Markets:

  • Gold up $29 to $2314
  • US 10-year yields down 5.4 bps to 4.63%
  • WTI crude oil down $2.83 to $79.10
  • Bitcoin down 4.4%
  • S&P 500 down 0.1%
  • NZD leads, USD lags

The market was anxious ahead of the FOMC decision, particularly in light of Monday's hot wage data. That was compounded by some poor earnings numbers from chipmakers, Starbucks and CVS.

Still, the US dollar retraced some of the gains from earlier in the week before settling into a range ahead of the announcement. The statement was largely a non-event but didn't contain any kind of hawkish shift and surprised somewhat with a QT taper of $35B instead of $30B expected.

The larger round of dollar selling came after Powell pushed back against repeated attempts to bait him into a hawkish shift. He made it clear that the Fed's base-case is either to cut rates or wait longer for greater confidence in inflation falling. He said also said that a couple ticks higher in the unemployment rate wouldn't be enough for cuts.

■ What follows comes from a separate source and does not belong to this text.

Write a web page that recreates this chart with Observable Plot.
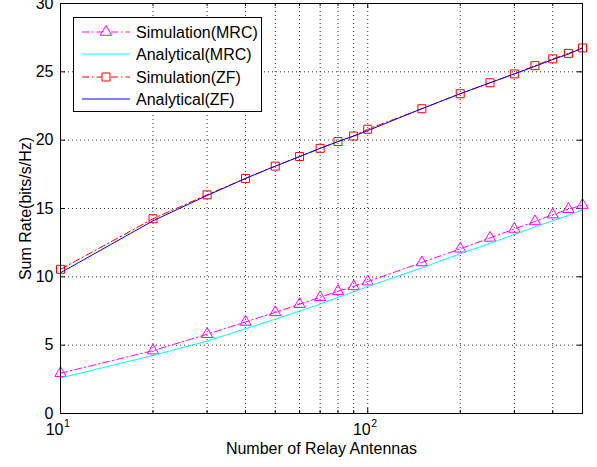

The dollar fell across the board as he spoke but towards the end of the press conference, that move reversed. Equities also gave back all the gains and more. The market may be increasingly convinced that inflation isn't going to come down, or there could be fears about the economy or overheated AI tech trades.

Generally though, it takes a day or so to sort through the FOMC and it might be particularly tough this time because of the turn of the month and looming non-farm payrolls report.

Quotable from Powell:

“I think it’s unlikely that the next policy rate move will be a hike. I do think it’s clear that policy is restrictive. We believe, over time, it will be sufficiently restrictive.”